=== Exercise input ===
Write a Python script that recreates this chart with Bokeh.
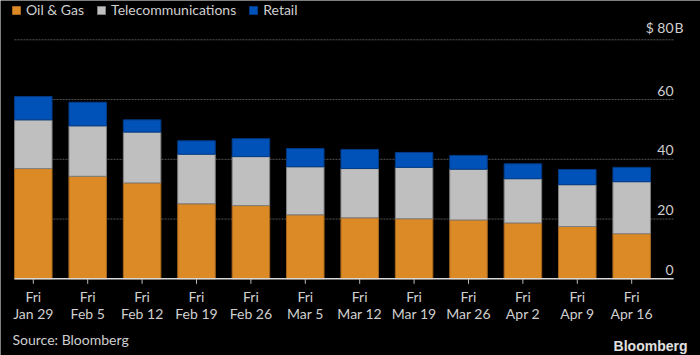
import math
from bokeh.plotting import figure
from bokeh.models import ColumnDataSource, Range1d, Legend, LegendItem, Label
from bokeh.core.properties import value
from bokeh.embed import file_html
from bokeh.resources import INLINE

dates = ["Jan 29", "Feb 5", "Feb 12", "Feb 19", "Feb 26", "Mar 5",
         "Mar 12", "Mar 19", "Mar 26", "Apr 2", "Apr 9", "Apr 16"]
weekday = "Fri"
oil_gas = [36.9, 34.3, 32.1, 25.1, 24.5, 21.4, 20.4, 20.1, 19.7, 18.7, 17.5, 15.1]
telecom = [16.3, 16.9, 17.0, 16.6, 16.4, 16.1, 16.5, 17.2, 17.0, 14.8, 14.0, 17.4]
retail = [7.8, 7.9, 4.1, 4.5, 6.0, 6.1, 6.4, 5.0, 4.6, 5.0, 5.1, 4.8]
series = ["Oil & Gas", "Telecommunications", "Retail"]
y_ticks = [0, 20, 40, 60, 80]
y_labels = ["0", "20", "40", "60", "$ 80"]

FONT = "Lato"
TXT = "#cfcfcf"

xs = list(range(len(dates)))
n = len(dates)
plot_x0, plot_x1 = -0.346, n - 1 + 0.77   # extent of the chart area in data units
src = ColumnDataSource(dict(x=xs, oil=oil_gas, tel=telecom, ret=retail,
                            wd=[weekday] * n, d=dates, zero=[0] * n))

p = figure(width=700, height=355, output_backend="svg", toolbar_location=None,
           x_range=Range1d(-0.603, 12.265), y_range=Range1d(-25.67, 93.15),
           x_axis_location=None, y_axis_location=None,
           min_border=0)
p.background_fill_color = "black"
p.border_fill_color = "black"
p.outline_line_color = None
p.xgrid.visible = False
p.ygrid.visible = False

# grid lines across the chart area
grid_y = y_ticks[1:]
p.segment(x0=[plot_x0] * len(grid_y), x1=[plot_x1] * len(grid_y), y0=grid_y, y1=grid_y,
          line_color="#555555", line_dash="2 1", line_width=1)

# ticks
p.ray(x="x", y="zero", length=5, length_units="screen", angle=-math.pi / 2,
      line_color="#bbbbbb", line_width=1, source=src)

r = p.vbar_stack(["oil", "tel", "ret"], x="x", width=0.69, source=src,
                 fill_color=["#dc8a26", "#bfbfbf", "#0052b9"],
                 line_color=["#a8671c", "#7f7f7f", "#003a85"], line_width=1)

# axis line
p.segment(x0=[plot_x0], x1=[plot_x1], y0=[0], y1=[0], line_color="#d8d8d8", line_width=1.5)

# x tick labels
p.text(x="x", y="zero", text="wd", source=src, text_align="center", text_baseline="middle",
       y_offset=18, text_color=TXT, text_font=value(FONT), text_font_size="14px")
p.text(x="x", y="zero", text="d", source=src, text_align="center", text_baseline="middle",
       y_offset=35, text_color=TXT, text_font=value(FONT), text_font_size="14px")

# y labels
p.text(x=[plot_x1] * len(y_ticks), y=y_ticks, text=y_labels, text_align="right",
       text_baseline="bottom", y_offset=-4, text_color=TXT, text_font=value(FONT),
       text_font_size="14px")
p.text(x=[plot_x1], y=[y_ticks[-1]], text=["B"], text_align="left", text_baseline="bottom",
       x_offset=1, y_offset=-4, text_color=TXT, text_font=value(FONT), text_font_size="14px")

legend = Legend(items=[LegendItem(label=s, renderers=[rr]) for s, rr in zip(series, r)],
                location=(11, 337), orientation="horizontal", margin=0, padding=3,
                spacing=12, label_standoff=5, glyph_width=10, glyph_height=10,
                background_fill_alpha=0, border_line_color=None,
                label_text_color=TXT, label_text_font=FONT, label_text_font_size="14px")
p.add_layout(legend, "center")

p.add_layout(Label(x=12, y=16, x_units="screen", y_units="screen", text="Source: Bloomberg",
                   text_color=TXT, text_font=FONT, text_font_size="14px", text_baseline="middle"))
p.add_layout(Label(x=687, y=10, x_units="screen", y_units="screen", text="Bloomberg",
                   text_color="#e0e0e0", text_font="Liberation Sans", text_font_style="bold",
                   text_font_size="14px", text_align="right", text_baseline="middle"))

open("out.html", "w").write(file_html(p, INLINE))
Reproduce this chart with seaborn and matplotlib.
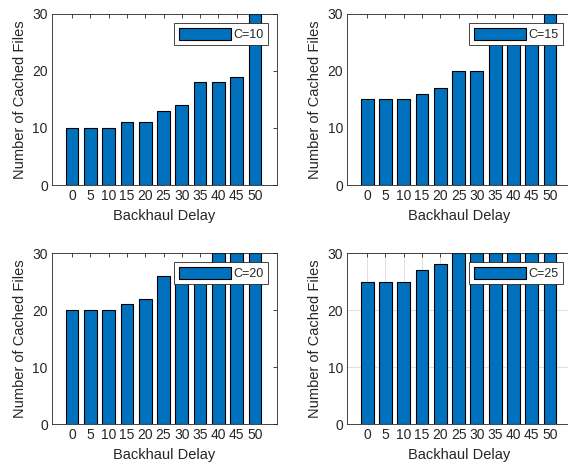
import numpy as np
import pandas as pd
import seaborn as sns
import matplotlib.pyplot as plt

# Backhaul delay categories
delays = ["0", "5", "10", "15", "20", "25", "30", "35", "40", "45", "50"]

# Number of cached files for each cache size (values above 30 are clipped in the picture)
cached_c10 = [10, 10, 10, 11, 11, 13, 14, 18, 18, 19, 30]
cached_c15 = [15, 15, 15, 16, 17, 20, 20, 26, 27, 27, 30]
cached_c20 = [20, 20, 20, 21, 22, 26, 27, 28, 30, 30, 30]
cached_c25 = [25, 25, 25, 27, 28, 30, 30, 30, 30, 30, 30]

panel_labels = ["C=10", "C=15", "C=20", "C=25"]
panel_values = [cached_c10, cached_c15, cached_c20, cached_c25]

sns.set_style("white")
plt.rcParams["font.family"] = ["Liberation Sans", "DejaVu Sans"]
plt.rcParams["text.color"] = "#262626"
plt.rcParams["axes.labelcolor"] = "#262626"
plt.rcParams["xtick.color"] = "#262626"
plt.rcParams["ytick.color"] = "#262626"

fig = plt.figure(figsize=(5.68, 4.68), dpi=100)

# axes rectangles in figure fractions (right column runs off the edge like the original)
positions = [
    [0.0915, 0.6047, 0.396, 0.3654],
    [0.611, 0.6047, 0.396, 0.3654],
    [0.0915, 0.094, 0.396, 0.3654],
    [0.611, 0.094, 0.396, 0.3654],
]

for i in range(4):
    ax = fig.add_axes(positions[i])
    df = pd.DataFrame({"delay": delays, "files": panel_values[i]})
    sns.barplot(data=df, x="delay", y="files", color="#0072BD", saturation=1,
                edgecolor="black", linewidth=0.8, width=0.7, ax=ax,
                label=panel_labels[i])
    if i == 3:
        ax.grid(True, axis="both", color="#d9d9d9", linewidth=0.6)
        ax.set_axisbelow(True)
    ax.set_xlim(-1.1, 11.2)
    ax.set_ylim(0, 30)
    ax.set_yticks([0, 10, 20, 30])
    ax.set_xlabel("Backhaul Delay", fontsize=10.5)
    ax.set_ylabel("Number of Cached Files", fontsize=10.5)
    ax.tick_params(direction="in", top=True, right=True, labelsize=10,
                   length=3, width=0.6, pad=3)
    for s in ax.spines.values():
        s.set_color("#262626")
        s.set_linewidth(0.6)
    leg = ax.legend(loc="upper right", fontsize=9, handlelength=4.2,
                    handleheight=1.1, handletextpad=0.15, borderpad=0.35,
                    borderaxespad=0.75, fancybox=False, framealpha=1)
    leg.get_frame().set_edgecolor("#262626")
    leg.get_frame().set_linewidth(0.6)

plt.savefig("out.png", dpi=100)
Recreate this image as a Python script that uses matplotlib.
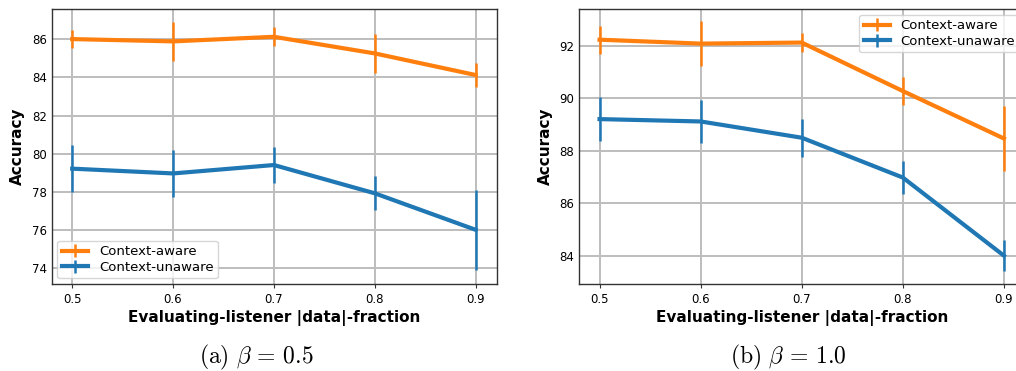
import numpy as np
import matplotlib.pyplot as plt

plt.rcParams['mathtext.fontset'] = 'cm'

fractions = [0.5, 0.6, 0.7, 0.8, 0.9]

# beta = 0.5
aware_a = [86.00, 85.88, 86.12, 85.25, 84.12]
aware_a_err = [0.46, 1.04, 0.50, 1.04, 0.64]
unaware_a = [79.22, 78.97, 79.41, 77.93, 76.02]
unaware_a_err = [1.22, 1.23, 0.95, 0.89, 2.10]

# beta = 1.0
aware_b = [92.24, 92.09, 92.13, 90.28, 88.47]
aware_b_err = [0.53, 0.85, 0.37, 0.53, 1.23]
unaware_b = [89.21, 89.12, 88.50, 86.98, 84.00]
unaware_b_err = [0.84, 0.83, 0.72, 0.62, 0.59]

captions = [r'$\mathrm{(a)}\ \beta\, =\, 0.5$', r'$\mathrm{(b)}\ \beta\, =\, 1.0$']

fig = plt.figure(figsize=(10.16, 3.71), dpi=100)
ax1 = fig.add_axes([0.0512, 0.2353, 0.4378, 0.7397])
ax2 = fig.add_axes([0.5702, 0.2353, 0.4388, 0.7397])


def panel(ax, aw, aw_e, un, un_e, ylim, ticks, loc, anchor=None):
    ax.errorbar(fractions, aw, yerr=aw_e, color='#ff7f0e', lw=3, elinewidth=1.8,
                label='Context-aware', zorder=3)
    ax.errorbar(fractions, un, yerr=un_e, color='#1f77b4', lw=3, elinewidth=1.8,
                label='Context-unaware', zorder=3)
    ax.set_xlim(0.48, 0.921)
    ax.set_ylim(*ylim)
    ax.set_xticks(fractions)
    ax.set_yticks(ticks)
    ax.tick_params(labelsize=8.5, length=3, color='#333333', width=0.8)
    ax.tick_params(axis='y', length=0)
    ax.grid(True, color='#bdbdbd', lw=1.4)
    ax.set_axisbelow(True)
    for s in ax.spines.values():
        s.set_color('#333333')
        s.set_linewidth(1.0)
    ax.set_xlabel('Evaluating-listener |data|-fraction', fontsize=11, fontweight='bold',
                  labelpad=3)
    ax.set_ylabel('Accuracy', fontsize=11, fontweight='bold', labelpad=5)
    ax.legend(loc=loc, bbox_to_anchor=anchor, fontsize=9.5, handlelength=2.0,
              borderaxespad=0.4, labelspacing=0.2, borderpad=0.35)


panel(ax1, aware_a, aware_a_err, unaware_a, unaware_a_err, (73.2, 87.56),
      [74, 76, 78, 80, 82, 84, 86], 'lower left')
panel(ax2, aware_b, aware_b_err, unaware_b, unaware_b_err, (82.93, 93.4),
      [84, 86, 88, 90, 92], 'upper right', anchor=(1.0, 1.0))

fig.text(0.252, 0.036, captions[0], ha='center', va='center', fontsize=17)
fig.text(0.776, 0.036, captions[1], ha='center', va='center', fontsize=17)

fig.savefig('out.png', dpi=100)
===
• Your goal: Exactly and only the lines from the top of the records down to the line containing "from bokeh.resources import INLINE" should be transcribed, please, without the pictures.

• Result of this exercise:
Write a Python script that recreates this chart with Bokeh.
import math
from bokeh.plotting import figure
from bokeh.models import ColumnDataSource, Range1d, Legend, LegendItem, Label
from bokeh.core.properties import value
from bokeh.embed import file_html
from bokeh.resources import INLINE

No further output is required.